### What is required
Extract everything from the first line through the line with "return [x0 /", both ends included, except for any pictures.

### Dataset excerpt
/---

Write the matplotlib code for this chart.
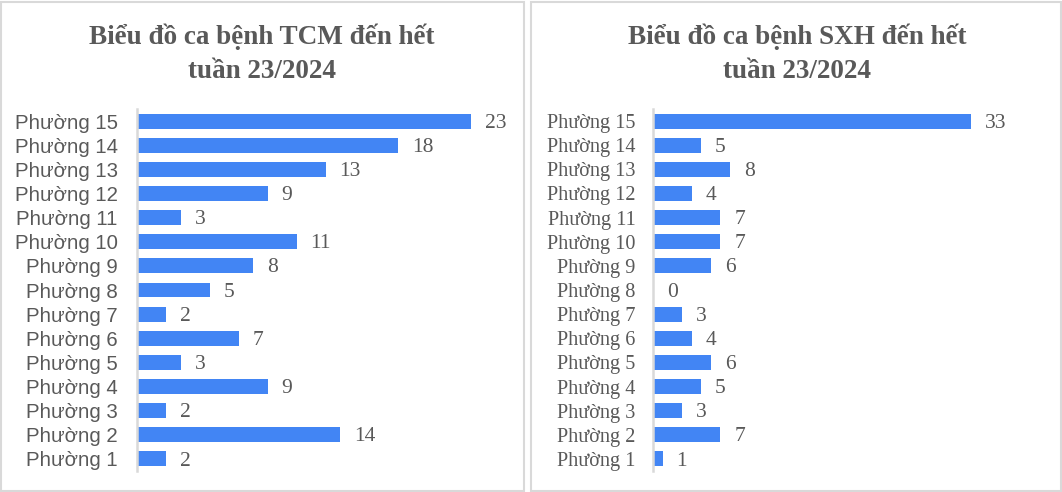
import matplotlib.pyplot as plt
from matplotlib.patches import Rectangle

# data (top row first, like the picture)
wards = ["Phường 15", "Phường 14", "Phường 13", "Phường 12", "Phường 11",
         "Phường 10", "Phường 9", "Phường 8", "Phường 7", "Phường 6",
         "Phường 5", "Phường 4", "Phường 3", "Phường 2", "Phường 1"]
tcm_cases = [23, 18, 13, 9, 3, 11, 8, 5, 2, 7, 3, 9, 2, 14, 2]
sxh_cases = [33, 5, 8, 4, 7, 7, 6, 0, 3, 4, 6, 5, 3, 7, 1]
title_tcm = "Biểu đồ ca bệnh TCM đến hết\ntuần 23/2024"
title_sxh = "Biểu đồ ca bệnh SXH đến hết\ntuần 23/2024"

W, H = 1062, 492
BLUE = "#4285f4"
TXT = "#595959"
GRID = "#d9d9d9"

fig = plt.figure(figsize=(W / 100, H / 100), dpi=100)
fig.patch.set_facecolor("white")


def px(x0, y0, x1, y1):
    # pixel box (top-left origin) -> figure fraction
    return [x0 / W, 1 - y1 / H, (x1 - x0) / W, (y1 - y0) / H]


# panel borders
for x0, x1 in [(1, 524), (531, 1061)]:
    fig.add_artist(Rectangle((x0 / W, 1 / H), (x1 - x0) / W, (H - 3) / H,
                             transform=fig.transFigure, fill=False,
                             edgecolor=GRID, linewidth=1.5))


def draw_panel(box, xmax, values, title, title_x, label_font, label_size, pad):
    ax = fig.add_axes(px(*box))
    pos = list(range(len(values)))
    ax.barh(pos, values, height=0.62, color=BLUE)
    ax.set_ylim(len(values) - 0.5, -0.5)
    ax.set_xlim(0, xmax)
    for s in ["top", "right", "bottom"]:
        ax.spines[s].set_visible(False)
    ax.spines["left"].set_color(GRID)
    ax.spines["left"].set_linewidth(1.8)
    ax.set_xticks([])
    ax.set_yticks(pos)
    ax.set_yticklabels(wards, fontfamily=label_font, fontsize=label_size, color=TXT)
    ax.tick_params(axis="y", length=0, pad=pad)
    for p, v in zip(pos, values):
        ax.annotate(str(v), (v, p), xytext=(10, -1.5), textcoords="offset points",
                    va="center", ha="left", fontfamily="Liberation Serif",
                    fontsize=15.5, color=TXT)
    fig.text(title_x / W, 1 - 54 / H, title, ha="center", va="center",
             fontfamily="Liberation Serif", fontweight="bold", fontsize=19.5,
             color=TXT, linespacing=1.45)
    return ax


draw_panel((137, 109, 500, 471), (500 - 137) / 14.52, tcm_cases, title_tcm, 262,
           "Liberation Sans", 14.7, 14)
draw_panel((653, 109, 1000, 471), (1000 - 653) / 9.64, sxh_cases, title_sxh, 797,
           "Liberation Serif", 14.6, 12.5)

fig.savefig("out.png", dpi=100, facecolor="white")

\---

### Response to the task
Write the matplotlib code for this chart.
import matplotlib.pyplot as plt
from matplotlib.patches import Rectangle

# data (top row first, like the picture)
wards = ["Phường 15", "Phường 14", "Phường 13", "Phường 12", "Phường 11",
         "Phường 10", "Phường 9", "Phường 8", "Phường 7", "Phường 6",
         "Phường 5", "Phường 4", "Phường 3", "Phường 2", "Phường 1"]
tcm_cases = [23, 18, 13, 9, 3, 11, 8, 5, 2, 7, 3, 9, 2, 14, 2]
sxh_cases = [33, 5, 8, 4, 7, 7, 6, 0, 3, 4, 6, 5, 3, 7, 1]
title_tcm = "Biểu đồ ca bệnh TCM đến hết\ntuần 23/2024"
title_sxh = "Biểu đồ ca bệnh SXH đến hết\ntuần 23/2024"

W, H = 1062, 492
BLUE = "#4285f4"
TXT = "#595959"
GRID = "#d9d9d9"

fig = plt.figure(figsize=(W / 100, H / 100), dpi=100)
fig.patch.set_facecolor("white")


def px(x0, y0, x1, y1):
    # pixel box (top-left origin) -> figure fraction
    return [x0 / W, 1 - y1 / H, (x1 - x0) / W, (y1 - y0) / H]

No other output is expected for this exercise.